Staycations are also trending among Saudi travellers, with more than a third (36%) opting for extended weekend breaks lasting four to six days. Leading leisure destinations include Makkah, cited by 42% of respondents, while high-income travellers named Riyadh (61%) as their top choice.
Domestic tourists are increasingly venturing beyond the main urban hubs, supported by tourism marketing campaigns and seasonal airline offers.
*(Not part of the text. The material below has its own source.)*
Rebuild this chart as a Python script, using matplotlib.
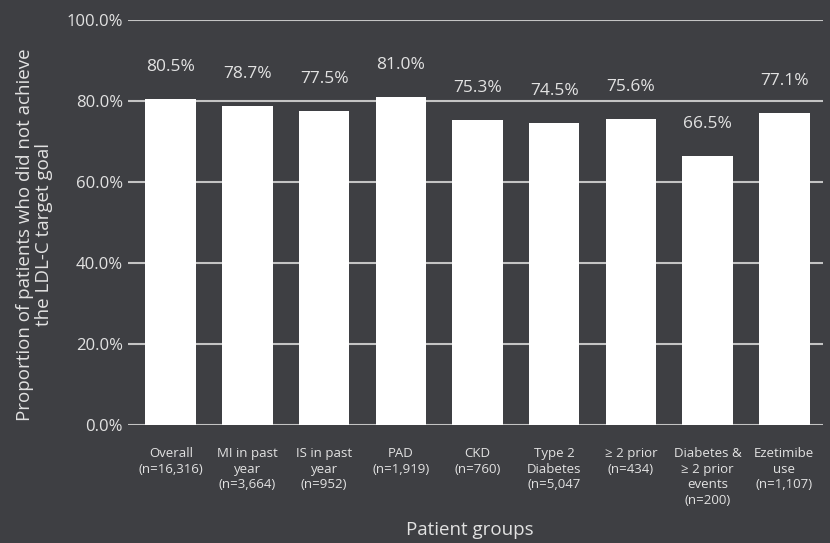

Mountain destinations such as Abha (24%) and Taif (22%) are attracting summer visitors seeking cooler weather, while AlUla – which recently welcomed Prince William on his first official visit to Saudi Arabia – now draws 20% of domestic travellers and is gaining global recognition.
Commenting on the kingdom’s hotel and tourism trajectory, Oussama El Kadiri, Partner – Head of Hospitality, Tourism & Leisure Advisory, MENA at Knight Frank, said Saudi Arabia’s tourism and leisure sector “stands on the brink of a historic transformation” led by developments such as The Red Sea, Amaala and AlUla.
“Saudi Arabia’s trajectory remains remarkable,” added El Kadiri. “By blending heritage tourism, pilgrimage innovation and modern leisure experiences, the kingdom is crafting a multifaceted tourism identity in which luxury meets authenticity and ambition meets execution.”